Stored data →
## start

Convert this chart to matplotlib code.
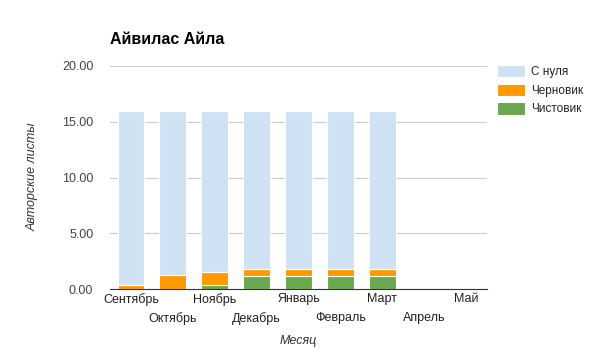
import matplotlib
matplotlib.use("Agg")
import matplotlib.pyplot as plt
import numpy as np

plt.rcParams['font.family'] = ['Liberation Sans', 'DejaVu Sans']

months = ["Сентябрь", "Октябрь", "Ноябрь", "Декабрь", "Январь", "Февраль", "Март", "Апрель", "Май"]
clean = [0.0, 0.0, 0.35, 1.13, 1.13, 1.13, 1.13, 0.0, 0.0]
draft = [0.4, 1.3, 1.17, 0.62, 0.62, 0.62, 0.62, 0.0, 0.0]
scratch = [15.6, 14.7, 14.48, 14.25, 14.25, 14.25, 14.25, 0.0, 0.0]
yticks = [0, 5, 10, 15, 20]

fig = plt.figure(figsize=(5.95, 3.54), dpi=100)
ax = fig.add_axes([110/595, 1-289/354, 377/595, (289-66)/354])

x = np.arange(len(months))
w = 0.64
c_clean = "#6aa84f"
c_draft = "#ff9900"
c_scratch = "#cfe2f3"
ax.bar(x, clean, w, color=c_clean, label="Чистовик", edgecolor="white", linewidth=0.8)
ax.bar(x, draft, w, bottom=clean, color=c_draft, label="Черновик", edgecolor="white", linewidth=0.8)
b2 = np.array(clean) + np.array(draft)
ax.bar(x, scratch, w, bottom=b2, color=c_scratch, label="С нуля", edgecolor="white", linewidth=0.8)

ax.set_xlim(-0.5, len(months) - 0.5)
ax.set_ylim(0, 20)
ax.set_yticks(yticks)
ax.set_yticklabels([f"{v:.2f}" for v in yticks], fontsize=9, color="#444444")
ax.grid(axis='y', color="#cccccc", linewidth=0.8)
ax.set_axisbelow(True)
for s in ["top", "right", "left"]:
    ax.spines[s].set_visible(False)
ax.spines["bottom"].set_color("#333333")
ax.tick_params(axis='both', length=0)
ax.tick_params(axis='y', pad=12)

ax.set_xticks(x)
ax.set_xticklabels([])
for i, m in enumerate(months):
    yoff = -0.02 if i % 2 == 0 else -0.105
    ax.text(i, yoff, m, transform=ax.get_xaxis_transform(), ha='center', va='top',
            fontsize=9, color="#222222")

fig.text(0.5 * (110 + 487) / 595, 1-341/354, "Месяц", ha='center', va='center',
         fontsize=9, style='italic', color="#333333")
fig.text(33/595, 1-177/354, "Авторские листы", rotation=90, ha='center', va='center',
         fontsize=9, style='italic', color="#333333")
fig.text(110/595, 1-40/354, "Айвилас Айла", ha='left', va='center', fontsize=11.5,
         fontweight='bold', color="#000000")

handles, labels = ax.get_legend_handles_labels()
leg = fig.legend(handles[::-1], labels[::-1], loc='upper left', bbox_to_anchor=(497/595, 1-65/354),
                 frameon=False, fontsize=8.5, handlelength=2.4, handleheight=1.25,
                 labelspacing=0.45, handletextpad=0.5, borderaxespad=0, borderpad=0)
for t in leg.get_texts():
    t.set_color("#222222")

fig.savefig("out.png", dpi=100)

## end

Directive →
Repeat the lines above exactly, and keep every picture out.

Solution to the problem →
Convert this chart to matplotlib code.
import matplotlib
matplotlib.use("Agg")
import matplotlib.pyplot as plt
import numpy as np

plt.rcParams['font.family'] = ['Liberation Sans', 'DejaVu Sans']

months = ["Сентябрь", "Октябрь", "Ноябрь", "Декабрь", "Январь", "Февраль", "Март", "Апрель", "Май"]
clean = [0.0, 0.0, 0.35, 1.13, 1.13, 1.13, 1.13, 0.0, 0.0]
draft = [0.4, 1.3, 1.17, 0.62, 0.62, 0.62, 0.62, 0.0, 0.0]
scratch = [15.6, 14.7, 14.48, 14.25, 14.25, 14.25, 14.25, 0.0, 0.0]
yticks = [0, 5, 10, 15, 20]

fig = plt.figure(figsize=(5.95, 3.54), dpi=100)
ax = fig.add_axes([110/595, 1-289/354, 377/595, (289-66)/354])

x = np.arange(len(months))
w = 0.64
c_clean = "#6aa84f"
c_draft = "#ff9900"
c_scratch = "#cfe2f3"
ax.bar(x, clean, w, color=c_clean, label="Чистовик", edgecolor="white", linewidth=0.8)
ax.bar(x, draft, w, bottom=clean, color=c_draft, label="Черновик", edgecolor="white", linewidth=0.8)
b2 = np.array(clean) + np.array(draft)
ax.bar(x, scratch, w, bottom=b2, color=c_scratch, label="С нуля", edgecolor="white", linewidth=0.8)

ax.set_xlim(-0.5, len(months) - 0.5)
ax.set_ylim(0, 20)
ax.set_yticks(yticks)
ax.set_yticklabels([f"{v:.2f}" for v in yticks], fontsize=9, color="#444444")
ax.grid(axis='y', color="#cccccc", linewidth=0.8)
ax.set_axisbelow(True)
for s in ["top", "right", "left"]:
    ax.spines[s].set_visible(False)
ax.spines["bottom"].set_color("#333333")
ax.tick_params(axis='both', length=0)
ax.tick_params(axis='y', pad=12)

ax.set_xticks(x)
ax.set_xticklabels([])
for i, m in enumerate(months):
    yoff = -0.02 if i % 2 == 0 else -0.105
    ax.text(i, yoff, m, transform=ax.get_xaxis_transform(), ha='center', va='top',
            fontsize=9, color="#222222")

fig.text(0.5 * (110 + 487) / 595, 1-341/354, "Месяц", ha='center', va='center',
         fontsize=9, style='italic', color="#333333")
fig.text(33/595, 1-177/354, "Авторские листы", rotation=90, ha='center', va='center',
         fontsize=9, style='italic', color="#333333")
fig.text(110/595, 1-40/354, "Айвилас Айла", ha='left', va='center', fontsize=11.5,
         fontweight='bold', color="#000000")

handles, labels = ax.get_legend_handles_labels()
leg = fig.legend(handles[::-1], labels[::-1], loc='upper left', bbox_to_anchor=(497/595, 1-65/354),
                 frameon=False, fontsize=8.5, handlelength=2.4, handleheight=1.25,
                 labelspacing=0.45, handletextpad=0.5, borderaxespad=0, borderpad=0)
for t in leg.get_texts():
    t.set_color("#222222")

fig.savefig("out.png", dpi=100)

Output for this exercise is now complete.